Osoro CB, Hill J
Malar J. 2025;
Despite global malaria programmes already operating within resource constraints, 2025 saw a significant decrease in funding following the US government's termination of most of its global health programmes, as well as the decline in development aid spending by the UK, France, Germany, Canada, Switzerland, and other countries. The disruption of funding was sudden, with most African countries lacking adequate contingency plans. This, despite most of the malaria burden being in Africa (94% of 263 million cases in 2023), accounting for a reduction in gross domestic product of up to 1.3% annually, and half a billion lost workdays. Key malaria control programme activities have been severely impacted, including insecticide-treated bed net distribution, seasonal malaria chemoprevention campaigns, and malaria indicator surveys.
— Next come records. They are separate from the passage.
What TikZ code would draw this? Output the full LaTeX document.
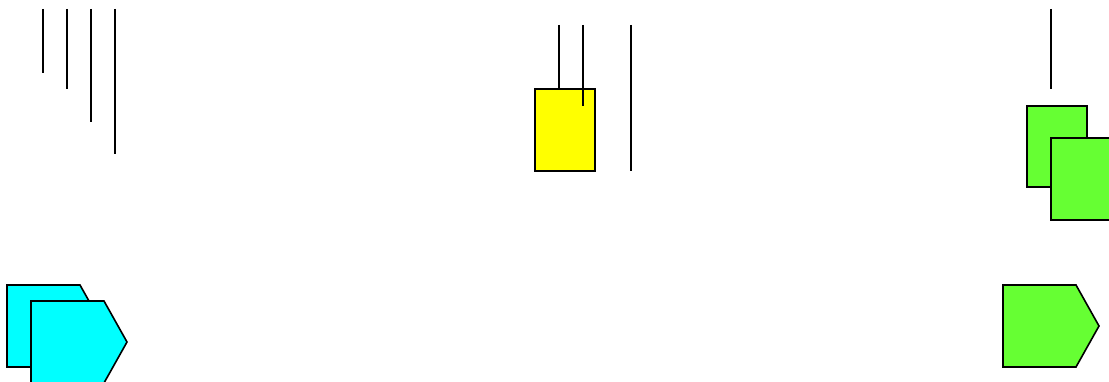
\documentclass[tikz,border=0pt]{standalone}
\usepackage{xcolor}
\usepackage{tikz}
\usetikzlibrary{positioning}
\definecolor{tagcyan}{RGB}{0,255,255}
\definecolor{taggreen}{RGB}{102,255,51}
\definecolor{taskyellow}{RGB}{255,255,0}

\begin{document}
\begin{tikzpicture}[x=1pt,y=-1pt,
  tick/.style={line width=1.3pt},
  shp/.style={draw,line width=1.6pt,line join=miter}]
  \useasboundingbox (0,0) rectangle (1109,382);
  \clip (0,0) rectangle (1109,382);
  \begin{scope}
    \foreach \x/\y in {43/73,67/89,91/122,115/154} \draw[tick] (\x,9)--(\x,\y);
    \draw[shp,fill=tagcyan] (7,285)--(80,285)--(103,326)--(80,367)--(7,367)--cycle;
    \draw[shp,fill=tagcyan] (31,301)--(104,301)--(127,342)--(104,383)--(31,383)--cycle;
  \end{scope}
  \begin{scope}
    \draw[shp,fill=taskyellow] (535,89) rectangle (595,171);
    \draw[tick] (559,25)--(559,89);
    \draw[tick] (583,25)--(583,106);
    \draw[tick] (631,25)--(631,171);
  \end{scope}
  \begin{scope}
    \draw[tick] (1051,9)--(1051,89);
    \draw[shp,fill=taggreen] (1027,106) rectangle (1087,187);
    \draw[shp,fill=taggreen] (1051,138) rectangle (1111,220);
    \draw[shp,fill=taggreen] (1003,285)--(1076,285)--(1099,326)--(1076,367)--(1003,367)--cycle;
  \end{scope}
\end{tikzpicture}
\end{document}
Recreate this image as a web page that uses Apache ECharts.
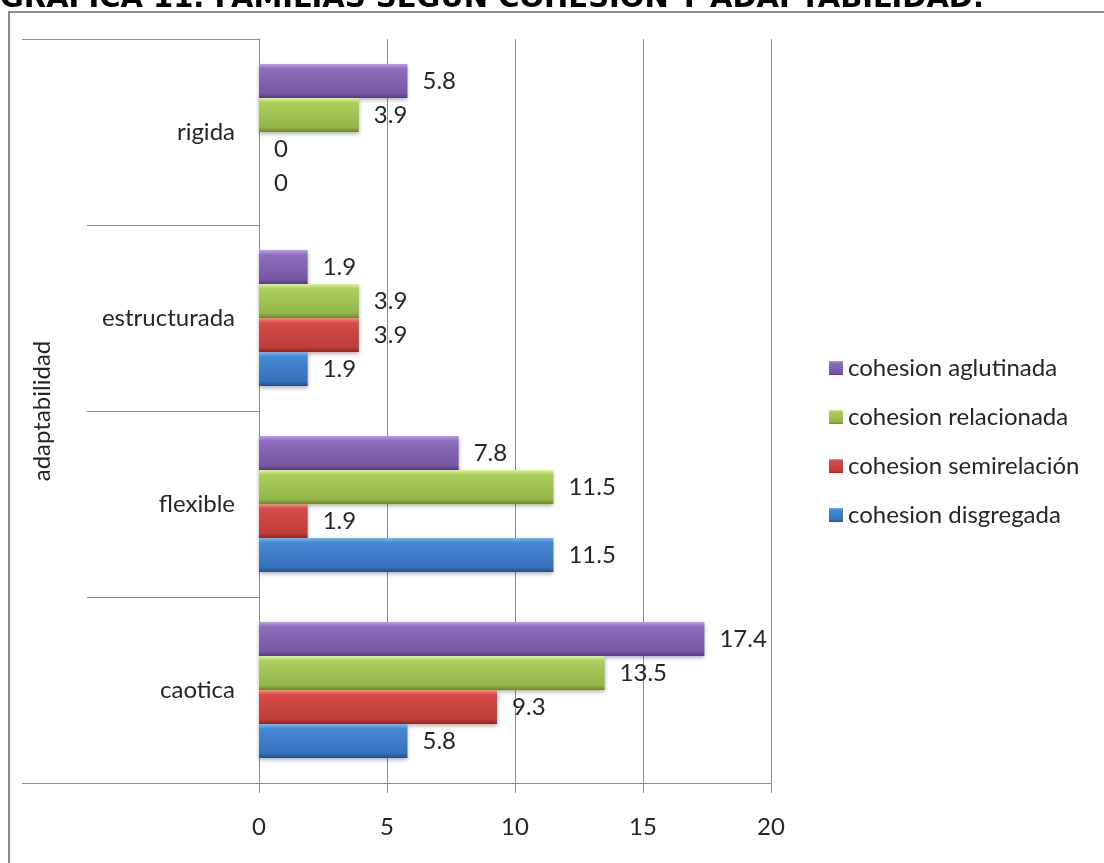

In the wake of the funding cuts, some African governments have committed to increasing efforts to raise funds for malaria programmes from the private sector. The Africa Centres for Disease Control and Prevention (CDC) has developed a strategy for governments to increase health budgets while seeking additional funding from the private sector, all while maintaining transparency and accountability. If recent malaria control gains are to be sustained and to prevent resurgence across the continent, African governments will need to increase domestic funding and build robust public-private partnerships for their malaria programmes. Lessons can be learnt from countries where these partnerships have succeeded or failed. Leadership by the African Union, the Africa CDC, the African Leaders Malaria Alliance, and other regional bodies is crucial to support countries in taking immediate, substantive steps and benchmarking progress.